For most teams, losing a key cog like Parker at this point in the season would spell a death-knell for playoff chances. However, the Spurs aren't like most teams, and are three games up on the 2nd-best Western Conference team (the Thunder) in addition to probably clinching a playoff spot in five or so games. Also, San Antonio is used to playing without its top players, going much of the 2012-13 campaign with fellow stars Tim Duncan and Manu Ginobili on the bench due to injuries of their own.
With that said, even one of the NBA's elite teams is certain to feel the effects of losing its offensive facilitator for up to a month. In the month of February alone, with much of the month spent with Ginobili and Duncan injured, Parker averaged 26.1 points and 8.3 assists per game while shooting 54 percent from the field. He picked up the slack as the only member of San Antonio's Big Three to be in the lineup day in and day out.
"He's been a stalwart for us," Popovich said after finding out about Parker's ankle sprain. "He's having an All-Star season. As I've said, he's playing better than any other point guard in the the league consistently through the year. We will miss him."
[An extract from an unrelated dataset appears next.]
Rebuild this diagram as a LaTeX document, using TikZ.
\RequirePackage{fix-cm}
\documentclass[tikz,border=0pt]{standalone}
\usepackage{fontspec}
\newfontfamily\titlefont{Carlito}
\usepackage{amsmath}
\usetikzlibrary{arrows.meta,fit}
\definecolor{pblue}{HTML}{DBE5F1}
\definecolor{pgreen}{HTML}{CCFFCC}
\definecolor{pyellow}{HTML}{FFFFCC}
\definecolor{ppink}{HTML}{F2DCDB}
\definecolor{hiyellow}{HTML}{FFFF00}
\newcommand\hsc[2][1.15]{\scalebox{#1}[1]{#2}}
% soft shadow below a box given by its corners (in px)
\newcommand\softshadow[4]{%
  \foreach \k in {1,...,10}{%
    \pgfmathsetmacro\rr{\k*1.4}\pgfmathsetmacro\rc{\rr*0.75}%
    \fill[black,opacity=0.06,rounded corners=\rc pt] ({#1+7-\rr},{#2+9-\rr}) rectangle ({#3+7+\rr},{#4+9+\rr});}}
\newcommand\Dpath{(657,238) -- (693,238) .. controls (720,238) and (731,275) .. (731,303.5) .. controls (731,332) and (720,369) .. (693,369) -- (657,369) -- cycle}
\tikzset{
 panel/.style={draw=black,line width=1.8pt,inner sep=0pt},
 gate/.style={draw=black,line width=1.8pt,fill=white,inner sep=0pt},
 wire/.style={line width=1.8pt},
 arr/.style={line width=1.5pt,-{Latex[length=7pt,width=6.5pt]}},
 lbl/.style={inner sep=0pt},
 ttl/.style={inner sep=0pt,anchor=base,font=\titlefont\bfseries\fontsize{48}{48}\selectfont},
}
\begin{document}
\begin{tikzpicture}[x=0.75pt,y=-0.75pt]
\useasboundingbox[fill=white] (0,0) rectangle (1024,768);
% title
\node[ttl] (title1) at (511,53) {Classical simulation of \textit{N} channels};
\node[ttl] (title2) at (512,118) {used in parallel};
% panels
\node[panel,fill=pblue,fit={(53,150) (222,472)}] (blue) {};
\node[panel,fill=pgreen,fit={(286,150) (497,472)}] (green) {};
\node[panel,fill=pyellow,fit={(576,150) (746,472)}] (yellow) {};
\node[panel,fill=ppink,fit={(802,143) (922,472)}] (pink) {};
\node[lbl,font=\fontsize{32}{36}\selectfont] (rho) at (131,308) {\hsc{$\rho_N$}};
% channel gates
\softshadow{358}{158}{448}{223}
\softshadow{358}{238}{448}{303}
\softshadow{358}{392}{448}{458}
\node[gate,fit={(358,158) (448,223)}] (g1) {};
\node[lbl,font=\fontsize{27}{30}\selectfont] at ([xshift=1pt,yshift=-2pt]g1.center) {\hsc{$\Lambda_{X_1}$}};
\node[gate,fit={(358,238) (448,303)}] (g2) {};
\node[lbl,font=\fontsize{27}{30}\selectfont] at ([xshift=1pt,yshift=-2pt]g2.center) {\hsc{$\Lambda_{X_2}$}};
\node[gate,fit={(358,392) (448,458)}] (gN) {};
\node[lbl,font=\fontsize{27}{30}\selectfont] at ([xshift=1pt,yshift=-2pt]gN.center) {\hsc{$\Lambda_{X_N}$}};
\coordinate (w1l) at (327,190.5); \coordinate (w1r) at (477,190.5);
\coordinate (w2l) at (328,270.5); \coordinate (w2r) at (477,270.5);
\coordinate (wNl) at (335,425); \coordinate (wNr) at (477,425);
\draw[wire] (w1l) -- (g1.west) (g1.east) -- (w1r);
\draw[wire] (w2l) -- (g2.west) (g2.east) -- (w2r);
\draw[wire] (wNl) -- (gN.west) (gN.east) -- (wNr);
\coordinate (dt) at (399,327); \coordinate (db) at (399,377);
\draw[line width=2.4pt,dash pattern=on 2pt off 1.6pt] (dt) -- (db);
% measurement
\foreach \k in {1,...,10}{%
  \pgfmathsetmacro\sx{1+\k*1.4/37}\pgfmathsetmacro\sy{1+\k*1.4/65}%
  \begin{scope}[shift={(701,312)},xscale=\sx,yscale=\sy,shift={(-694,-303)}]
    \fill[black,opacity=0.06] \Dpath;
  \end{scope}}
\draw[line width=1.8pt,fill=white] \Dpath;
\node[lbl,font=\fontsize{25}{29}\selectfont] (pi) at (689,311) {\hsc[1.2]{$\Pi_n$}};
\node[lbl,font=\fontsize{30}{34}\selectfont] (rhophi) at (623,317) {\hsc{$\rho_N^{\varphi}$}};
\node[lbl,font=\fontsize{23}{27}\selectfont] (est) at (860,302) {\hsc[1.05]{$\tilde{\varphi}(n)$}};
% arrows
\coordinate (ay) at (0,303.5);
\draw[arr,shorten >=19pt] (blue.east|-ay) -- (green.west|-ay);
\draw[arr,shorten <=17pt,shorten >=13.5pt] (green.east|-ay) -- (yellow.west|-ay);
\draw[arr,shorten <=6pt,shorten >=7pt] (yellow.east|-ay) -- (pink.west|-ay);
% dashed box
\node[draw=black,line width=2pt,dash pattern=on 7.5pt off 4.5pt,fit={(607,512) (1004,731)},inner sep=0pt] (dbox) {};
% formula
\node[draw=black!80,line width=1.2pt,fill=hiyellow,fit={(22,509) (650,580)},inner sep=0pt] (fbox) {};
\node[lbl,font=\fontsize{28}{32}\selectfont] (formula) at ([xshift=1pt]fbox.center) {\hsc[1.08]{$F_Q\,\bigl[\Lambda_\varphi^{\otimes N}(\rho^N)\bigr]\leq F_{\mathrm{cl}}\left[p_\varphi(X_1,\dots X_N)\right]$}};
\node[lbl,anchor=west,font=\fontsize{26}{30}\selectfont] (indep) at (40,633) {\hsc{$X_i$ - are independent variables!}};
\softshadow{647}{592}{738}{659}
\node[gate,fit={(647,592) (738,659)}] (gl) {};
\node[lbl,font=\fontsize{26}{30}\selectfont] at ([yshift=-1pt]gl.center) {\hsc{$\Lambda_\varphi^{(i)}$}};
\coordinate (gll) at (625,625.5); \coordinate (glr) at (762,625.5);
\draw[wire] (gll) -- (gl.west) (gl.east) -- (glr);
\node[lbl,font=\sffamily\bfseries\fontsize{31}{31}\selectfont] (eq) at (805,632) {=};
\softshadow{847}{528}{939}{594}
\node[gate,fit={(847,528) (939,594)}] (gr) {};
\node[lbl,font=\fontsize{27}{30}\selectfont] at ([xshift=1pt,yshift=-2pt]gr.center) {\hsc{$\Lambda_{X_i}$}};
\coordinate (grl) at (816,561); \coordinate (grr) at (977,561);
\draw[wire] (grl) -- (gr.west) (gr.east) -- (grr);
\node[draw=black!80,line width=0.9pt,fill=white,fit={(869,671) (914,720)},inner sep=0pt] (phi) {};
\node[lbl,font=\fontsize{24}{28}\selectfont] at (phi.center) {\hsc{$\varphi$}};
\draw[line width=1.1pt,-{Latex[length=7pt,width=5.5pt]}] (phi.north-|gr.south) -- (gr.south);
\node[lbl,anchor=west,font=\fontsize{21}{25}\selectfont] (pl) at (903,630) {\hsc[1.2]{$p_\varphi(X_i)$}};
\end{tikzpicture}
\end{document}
The extra playing time that Parker would normally take will be shared by the Spurs' trio of backup point guards in Cory Joseph, Patty Mills, and Nando de Colo. Joseph has spent a bunch of time with the Austin Toros, the Spurs' D-League affiliate, and was even selected to the D-League All-Star team in February. Mills has the most experience of the three, and was Parker's main backup before the injury. The Australian Mills has already played 49 games this year for the Spurs, and has averaged 4.5 points and 10.2 minutes in those games. De Colo, who made a name for himself this summer as a member of the Argentinean national team–playing along with Ginobili, was signed this offseason by San Antonio as backcourt depth and has been decently effective in the 52 games he has played.
Granted, none of the guys I just talked about have anywhere close to as much explosiveness and pure talent as Parker does, but the Spurs don't necessarily need someone fitting that mold to serve as a short-term replacement for the Belgium-born point guard. With Popovich's system, a star at the 1 isn't necessary, just desired. Other players like Duncan (now healthy), Danny Green, Stephen Jackson, and Kawhi Leonard–just to name a few–can pick up the slack throughout March as Parker rehabs from his ankle sprain.
For most NBA teams, losing someone of Tony Parker's ilk for as long as a month is a unfortunate occurrence that could signal the end of a season's hopes. However, for the Spurs and coach Gregg Popovich, it's just a minor inconvenience.